What you have to do ::
Repeat the data below exactly, dropping any pictures it holds.

Material provided ::
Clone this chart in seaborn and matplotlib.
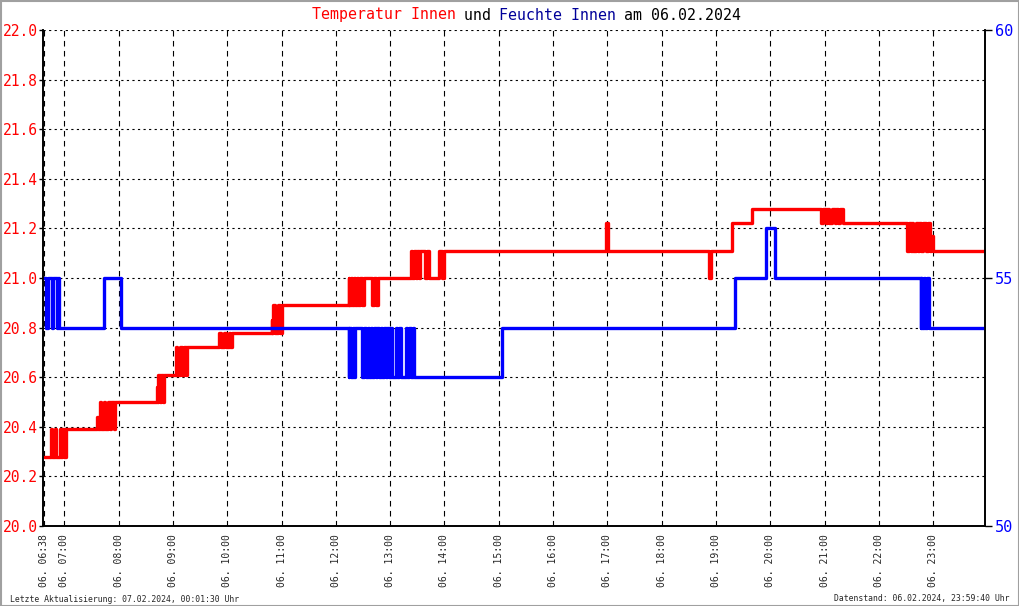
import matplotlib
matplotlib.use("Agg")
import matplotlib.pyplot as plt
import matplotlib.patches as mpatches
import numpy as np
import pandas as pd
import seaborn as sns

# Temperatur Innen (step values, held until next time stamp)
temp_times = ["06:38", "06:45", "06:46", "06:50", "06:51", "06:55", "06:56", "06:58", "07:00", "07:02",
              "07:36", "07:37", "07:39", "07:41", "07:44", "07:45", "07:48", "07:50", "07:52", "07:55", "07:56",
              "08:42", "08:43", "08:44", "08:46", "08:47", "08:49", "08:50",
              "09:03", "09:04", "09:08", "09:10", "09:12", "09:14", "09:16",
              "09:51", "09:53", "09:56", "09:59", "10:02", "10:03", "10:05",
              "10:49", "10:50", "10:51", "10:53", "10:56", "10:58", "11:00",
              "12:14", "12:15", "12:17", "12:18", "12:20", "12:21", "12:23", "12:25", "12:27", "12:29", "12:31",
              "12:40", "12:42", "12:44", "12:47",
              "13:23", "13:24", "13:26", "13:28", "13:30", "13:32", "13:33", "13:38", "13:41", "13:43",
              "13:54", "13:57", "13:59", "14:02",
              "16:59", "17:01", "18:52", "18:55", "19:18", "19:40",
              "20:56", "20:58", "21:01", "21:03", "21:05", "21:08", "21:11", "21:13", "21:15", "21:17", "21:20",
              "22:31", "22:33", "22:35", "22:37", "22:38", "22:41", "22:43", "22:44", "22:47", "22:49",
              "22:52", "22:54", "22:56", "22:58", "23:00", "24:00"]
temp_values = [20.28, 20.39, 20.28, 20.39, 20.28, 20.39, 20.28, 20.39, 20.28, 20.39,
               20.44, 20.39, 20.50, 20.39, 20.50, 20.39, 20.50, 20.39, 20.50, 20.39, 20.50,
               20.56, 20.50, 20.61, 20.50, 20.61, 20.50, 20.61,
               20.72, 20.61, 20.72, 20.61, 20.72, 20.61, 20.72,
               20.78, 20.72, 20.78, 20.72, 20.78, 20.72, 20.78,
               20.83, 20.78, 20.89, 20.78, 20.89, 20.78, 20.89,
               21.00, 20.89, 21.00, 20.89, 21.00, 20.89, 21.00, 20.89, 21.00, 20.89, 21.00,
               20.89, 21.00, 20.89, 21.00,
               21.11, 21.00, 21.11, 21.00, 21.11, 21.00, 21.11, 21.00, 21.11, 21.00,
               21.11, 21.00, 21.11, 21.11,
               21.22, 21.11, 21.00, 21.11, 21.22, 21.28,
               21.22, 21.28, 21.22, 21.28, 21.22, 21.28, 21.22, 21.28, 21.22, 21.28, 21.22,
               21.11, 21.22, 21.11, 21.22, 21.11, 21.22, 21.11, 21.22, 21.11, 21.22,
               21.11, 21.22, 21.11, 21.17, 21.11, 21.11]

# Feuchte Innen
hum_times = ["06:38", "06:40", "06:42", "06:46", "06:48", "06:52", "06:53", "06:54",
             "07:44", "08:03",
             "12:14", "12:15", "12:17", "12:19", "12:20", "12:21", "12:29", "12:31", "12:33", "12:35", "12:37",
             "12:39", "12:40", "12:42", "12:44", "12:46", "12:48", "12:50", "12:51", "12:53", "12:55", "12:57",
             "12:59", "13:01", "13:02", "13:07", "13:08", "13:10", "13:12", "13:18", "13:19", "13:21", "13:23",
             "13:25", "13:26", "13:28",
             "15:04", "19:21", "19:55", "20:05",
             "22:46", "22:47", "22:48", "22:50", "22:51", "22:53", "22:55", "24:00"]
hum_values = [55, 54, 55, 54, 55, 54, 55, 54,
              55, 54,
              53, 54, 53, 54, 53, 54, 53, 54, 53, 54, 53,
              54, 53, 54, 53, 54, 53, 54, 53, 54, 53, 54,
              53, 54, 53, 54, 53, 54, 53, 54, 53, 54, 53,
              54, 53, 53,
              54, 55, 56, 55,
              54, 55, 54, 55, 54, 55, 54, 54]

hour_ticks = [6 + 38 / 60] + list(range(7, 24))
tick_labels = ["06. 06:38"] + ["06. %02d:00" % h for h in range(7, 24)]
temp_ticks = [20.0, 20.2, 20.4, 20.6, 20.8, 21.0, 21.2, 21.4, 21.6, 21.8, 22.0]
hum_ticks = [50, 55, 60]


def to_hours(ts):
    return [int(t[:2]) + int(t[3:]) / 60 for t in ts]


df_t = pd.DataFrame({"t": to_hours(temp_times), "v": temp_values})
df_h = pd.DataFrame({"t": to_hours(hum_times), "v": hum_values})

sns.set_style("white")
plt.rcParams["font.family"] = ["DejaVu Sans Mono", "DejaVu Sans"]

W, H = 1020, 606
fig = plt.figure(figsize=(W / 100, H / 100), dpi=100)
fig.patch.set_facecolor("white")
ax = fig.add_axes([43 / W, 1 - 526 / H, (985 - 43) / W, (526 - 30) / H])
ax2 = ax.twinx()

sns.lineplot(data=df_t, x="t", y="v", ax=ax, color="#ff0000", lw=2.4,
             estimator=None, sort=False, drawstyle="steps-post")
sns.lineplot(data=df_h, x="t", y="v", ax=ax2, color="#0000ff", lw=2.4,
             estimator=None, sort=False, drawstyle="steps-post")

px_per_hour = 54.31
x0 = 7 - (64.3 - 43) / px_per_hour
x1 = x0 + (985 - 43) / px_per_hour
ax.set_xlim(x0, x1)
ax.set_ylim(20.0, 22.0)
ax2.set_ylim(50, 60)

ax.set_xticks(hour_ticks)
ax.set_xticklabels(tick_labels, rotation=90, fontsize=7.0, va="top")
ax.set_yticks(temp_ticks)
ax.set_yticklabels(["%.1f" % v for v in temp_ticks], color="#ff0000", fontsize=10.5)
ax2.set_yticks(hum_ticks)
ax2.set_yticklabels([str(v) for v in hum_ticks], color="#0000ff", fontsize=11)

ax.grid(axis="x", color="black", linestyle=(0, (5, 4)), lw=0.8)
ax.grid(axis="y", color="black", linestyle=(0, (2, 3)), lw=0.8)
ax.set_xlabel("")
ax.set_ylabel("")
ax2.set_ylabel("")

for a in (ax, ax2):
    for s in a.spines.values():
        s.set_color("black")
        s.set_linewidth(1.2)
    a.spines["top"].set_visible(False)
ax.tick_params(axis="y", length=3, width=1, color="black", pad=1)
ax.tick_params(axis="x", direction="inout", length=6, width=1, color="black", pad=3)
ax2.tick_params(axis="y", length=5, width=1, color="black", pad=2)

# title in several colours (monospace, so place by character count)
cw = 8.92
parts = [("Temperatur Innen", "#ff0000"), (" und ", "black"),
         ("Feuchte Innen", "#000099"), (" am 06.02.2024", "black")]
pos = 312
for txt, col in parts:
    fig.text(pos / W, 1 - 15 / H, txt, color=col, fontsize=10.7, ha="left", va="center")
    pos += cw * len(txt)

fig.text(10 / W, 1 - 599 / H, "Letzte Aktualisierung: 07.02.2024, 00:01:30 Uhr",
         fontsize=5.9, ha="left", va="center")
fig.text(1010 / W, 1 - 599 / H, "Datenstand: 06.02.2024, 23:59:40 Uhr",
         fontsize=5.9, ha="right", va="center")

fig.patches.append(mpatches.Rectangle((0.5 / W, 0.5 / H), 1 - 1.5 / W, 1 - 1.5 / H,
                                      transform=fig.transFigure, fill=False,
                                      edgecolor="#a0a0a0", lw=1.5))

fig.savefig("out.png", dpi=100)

Worked answer ::
Clone this chart in seaborn and matplotlib.
import matplotlib
matplotlib.use("Agg")
import matplotlib.pyplot as plt
import matplotlib.patches as mpatches
import numpy as np
import pandas as pd
import seaborn as sns

# Temperatur Innen (step values, held until next time stamp)
temp_times = ["06:38", "06:45", "06:46", "06:50", "06:51", "06:55", "06:56", "06:58", "07:00", "07:02",
              "07:36", "07:37", "07:39", "07:41", "07:44", "07:45", "07:48", "07:50", "07:52", "07:55", "07:56",
              "08:42", "08:43", "08:44", "08:46", "08:47", "08:49", "08:50",
              "09:03", "09:04", "09:08", "09:10", "09:12", "09:14", "09:16",
              "09:51", "09:53", "09:56", "09:59", "10:02", "10:03", "10:05",
              "10:49", "10:50", "10:51", "10:53", "10:56", "10:58", "11:00",
              "12:14", "12:15", "12:17", "12:18", "12:20", "12:21", "12:23", "12:25", "12:27", "12:29", "12:31",
              "12:40", "12:42", "12:44", "12:47",
              "13:23", "13:24", "13:26", "13:28", "13:30", "13:32", "13:33", "13:38", "13:41", "13:43",
              "13:54", "13:57", "13:59", "14:02",
              "16:59", "17:01", "18:52", "18:55", "19:18", "19:40",
              "20:56", "20:58", "21:01", "21:03", "21:05", "21:08", "21:11", "21:13", "21:15", "21:17", "21:20",
              "22:31", "22:33", "22:35", "22:37", "22:38", "22:41", "22:43", "22:44", "22:47", "22:49",
              "22:52", "22:54", "22:56", "22:58", "23:00", "24:00"]
temp_values = [20.28, 20.39, 20.28, 20.39, 20.28, 20.39, 20.28, 20.39, 20.28, 20.39,
               20.44, 20.39, 20.50, 20.39, 20.50, 20.39, 20.50, 20.39, 20.50, 20.39, 20.50,
               20.56, 20.50, 20.61, 20.50, 20.61, 20.50, 20.61,
               20.72, 20.61, 20.72, 20.61, 20.72, 20.61, 20.72,
               20.78, 20.72, 20.78, 20.72, 20.78, 20.72, 20.78,
               20.83, 20.78, 20.89, 20.78, 20.89, 20.78, 20.89,
               21.00, 20.89, 21.00, 20.89, 21.00, 20.89, 21.00, 20.89, 21.00, 20.89, 21.00,
               20.89, 21.00, 20.89, 21.00,
               21.11, 21.00, 21.11, 21.00, 21.11, 21.00, 21.11, 21.00, 21.11, 21.00,
               21.11, 21.00, 21.11, 21.11,
               21.22, 21.11, 21.00, 21.11, 21.22, 21.28,
               21.22, 21.28, 21.22, 21.28, 21.22, 21.28, 21.22, 21.28, 21.22, 21.28, 21.22,
               21.11, 21.22, 21.11, 21.22, 21.11, 21.22, 21.11, 21.22, 21.11, 21.22,
               21.11, 21.22, 21.11, 21.17, 21.11, 21.11]

# Feuchte Innen
hum_times = ["06:38", "06:40", "06:42", "06:46", "06:48", "06:52", "06:53", "06:54",
             "07:44", "08:03",
             "12:14", "12:15", "12:17", "12:19", "12:20", "12:21", "12:29", "12:31", "12:33", "12:35", "12:37",
             "12:39", "12:40", "12:42", "12:44", "12:46", "12:48", "12:50", "12:51", "12:53", "12:55", "12:57",
             "12:59", "13:01", "13:02", "13:07", "13:08", "13:10", "13:12", "13:18", "13:19", "13:21", "13:23",
             "13:25", "13:26", "13:28",
             "15:04", "19:21", "19:55", "20:05",
             "22:46", "22:47", "22:48", "22:50", "22:51", "22:53", "22:55", "24:00"]
hum_values = [55, 54, 55, 54, 55, 54, 55, 54,
              55, 54,
              53, 54, 53, 54, 53, 54, 53, 54, 53, 54, 53,
              54, 53, 54, 53, 54, 53, 54, 53, 54, 53, 54,
              53, 54, 53, 54, 53, 54, 53, 54, 53, 54, 53,
              54, 53, 53,
              54, 55, 56, 55,
              54, 55, 54, 55, 54, 55, 54, 54]

hour_ticks = [6 + 38 / 60] + list(range(7, 24))
tick_labels = ["06. 06:38"] + ["06. %02d:00" % h for h in range(7, 24)]
temp_ticks = [20.0, 20.2, 20.4, 20.6, 20.8, 21.0, 21.2, 21.4, 21.6, 21.8, 22.0]
hum_ticks = [50, 55, 60]


def to_hours(ts):
    return [int(t[:2]) + int(t[3:]) / 60 for t in ts]


df_t = pd.DataFrame({"t": to_hours(temp_times), "v": temp_values})
df_h = pd.DataFrame({"t": to_hours(hum_times), "v": hum_values})

sns.set_style("white")
plt.rcParams["font.family"] = ["DejaVu Sans Mono", "DejaVu Sans"]

W, H = 1020, 606
fig = plt.figure(figsize=(W / 100, H / 100), dpi=100)
fig.patch.set_facecolor("white")
ax = fig.add_axes([43 / W, 1 - 526 / H, (985 - 43) / W, (526 - 30) / H])
ax2 = ax.twinx()

sns.lineplot(data=df_t, x="t", y="v", ax=ax, color="#ff0000", lw=2.4,
             estimator=None, sort=False, drawstyle="steps-post")
sns.lineplot(data=df_h, x="t", y="v", ax=ax2, color="#0000ff", lw=2.4,
             estimator=None, sort=False, drawstyle="steps-post")

px_per_hour = 54.31
x0 = 7 - (64.3 - 43) / px_per_hour
x1 = x0 + (985 - 43) / px_per_hour
ax.set_xlim(x0, x1)
ax.set_ylim(20.0, 22.0)
ax2.set_ylim(50, 60)

ax.set_xticks(hour_ticks)
ax.set_xticklabels(tick_labels, rotation=90, fontsize=7.0, va="top")
ax.set_yticks(temp_ticks)
ax.set_yticklabels(["%.1f" % v for v in temp_ticks], color="#ff0000", fontsize=10.5)
ax2.set_yticks(hum_ticks)
ax2.set_yticklabels([str(v) for v in hum_ticks], color="#0000ff", fontsize=11)

ax.grid(axis="x", color="black", linestyle=(0, (5, 4)), lw=0.8)
ax.grid(axis="y", color="black", linestyle=(0, (2, 3)), lw=0.8)
ax.set_xlabel("")
ax.set_ylabel("")
ax2.set_ylabel("")

for a in (ax, ax2):
    for s in a.spines.values():
        s.set_color("black")
        s.set_linewidth(1.2)
    a.spines["top"].set_visible(False)
ax.tick_params(axis="y", length=3, width=1, color="black", pad=1)
ax.tick_params(axis="x", direction="inout", length=6, width=1, color="black", pad=3)
ax2.tick_params(axis="y", length=5, width=1, color="black", pad=2)

# title in several colours (monospace, so place by character count)
cw = 8.92
parts = [("Temperatur Innen", "#ff0000"), (" und ", "black"),
         ("Feuchte Innen", "#000099"), (" am 06.02.2024", "black")]
pos = 312
for txt, col in parts:
    fig.text(pos / W, 1 - 15 / H, txt, color=col, fontsize=10.7, ha="left", va="center")
    pos += cw * len(txt)

fig.text(10 / W, 1 - 599 / H, "Letzte Aktualisierung: 07.02.2024, 00:01:30 Uhr",
         fontsize=5.9, ha="left", va="center")
fig.text(1010 / W, 1 - 599 / H, "Datenstand: 06.02.2024, 23:59:40 Uhr",
         fontsize=5.9, ha="right", va="center")

fig.patches.append(mpatches.Rectangle((0.5 / W, 0.5 / H), 1 - 1.5 / W, 1 - 1.5 / H,
                                      transform=fig.transFigure, fill=False,
                                      edgecolor="#a0a0a0", lw=1.5))

fig.savefig("out.png", dpi=100)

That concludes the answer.